When I told my boss the news and how old she was, he mentioned how over the span of her life she had experienced so many significant events in the world. This got me thinking about some of those changes and advances that have been made.
When she was born, she didn't have the right to vote because of her gender. Before she died, she was able to watch another woman storm the halls of government, and see women fully in charge elsewhere in the world. She's watched as the world grew more tolerant of each other, and continued to fight over the same old divisions to this very day. She's seen the fall of old empires and the rise of new ones, though these new players didn't consider themselves empires. She's seen the invention of wonderfully technological things that we today couldn't manage without, but that she as a child didn't even dream about. She lived through some of the toughest times, and saw them get better again. And most importantly, the family that grew around her came into its own and she never for a moment enjoyed anything more than having us all together. Even as her siblings, friends, and my grandfather left this world long before her, she was always the foundation for us all even if she couldn't realize it anymore towards the end.

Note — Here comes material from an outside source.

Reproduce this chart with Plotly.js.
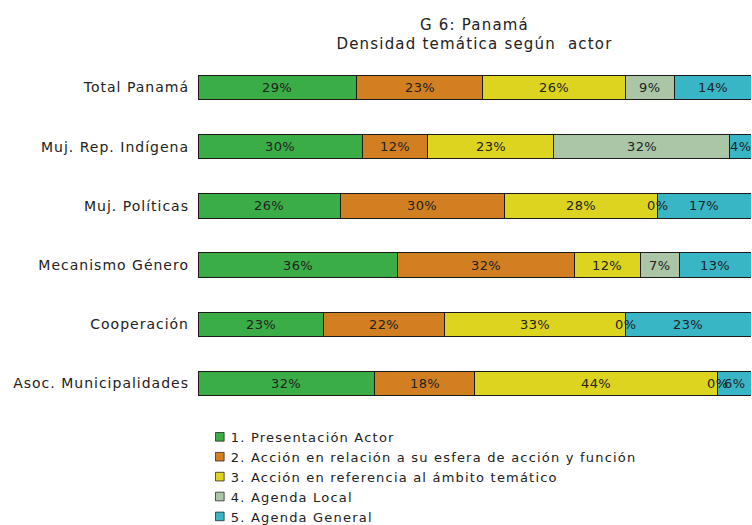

And now I think to myself.. am I going to have these same opportunities to be a foundation for a family of my own, in this country that has been passed down to my generation? And then I remember that we as a country have lived through dark times before. We've toughed it out, and things got better, but it took the strong will and determination and hope of folks like my grandmother to do it. I don't think I can live up to her example, but I can sure give it my best effort because I know she'll be looking down on me with those wide eyes and smile.